Thank You Sir, May I Have Another?

Carrie Lukas went to her Harvard reunion, and noticed an irony:

No reunion would be complete without fundraising. During the dinner, for example, class officers encouraged us to donate to a scholarship program. Two current recipients took to the podium to thank the class and describe why they needed the support.

One student, an immigrant from Africa named Daniel, had been putting himself through school by renting out an apartment in Chicago. That plan collapsed when the renter stopped paying. Daniel went to court—four times—for an evection order but was shocked at the difficulty of removing the squatter. All the laws, he said, favored the tenant over the property owner. So far he’s out more than $20,000 in foregone rent, with thousands more for legal bills and plane tickets from Boston to Chicago. Yet the tenant still was living in his home, rent-free, with no penalty. Daniel told me he’s given up hope of recouping the lost income and now is focused simply on reclaiming his stolen property. If it weren’t for this scholarship, he would have had to drop out of school.

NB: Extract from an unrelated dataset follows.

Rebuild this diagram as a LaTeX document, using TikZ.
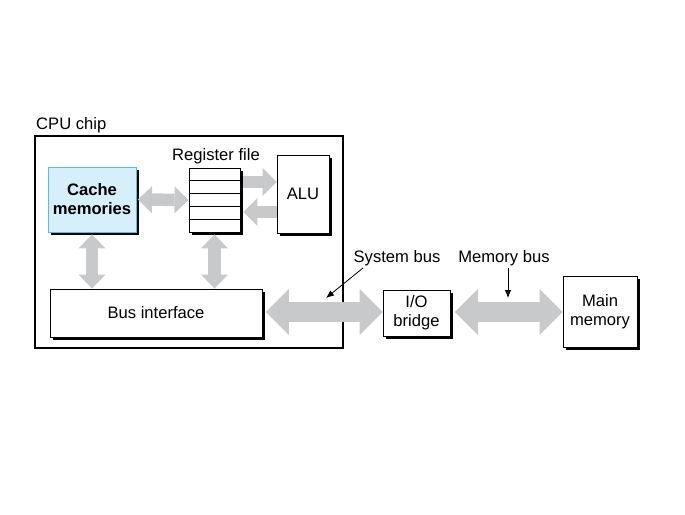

Daniel shouldn’t have had to thank the Harvard alum for his scholarship. It is the thoughtless liberalism inculcated at such “schools of government” that have created the very laws that made him financially needy in the first place. At dinner, my fellow graduates applauded Daniel and shook their heads in sympathy at his desperate situation. But if we were back in school (likely in a class named something like “Creating Equality Through Access to Affordable Housing”) they would readily have been cheerleaders for laws that favor the poor tenant—unable to afford the market rent—over the greedy property owner.

No one dug further into the true lessons of Daniel’s story or considered what it says about the liberal policies that universities like Harvard promote. The honored alum instead toasted their noble sacrifice to “public service,” patting themselves on the back for helping a victim that they helped create. A more fitting metaphor for government today I can’t imagine.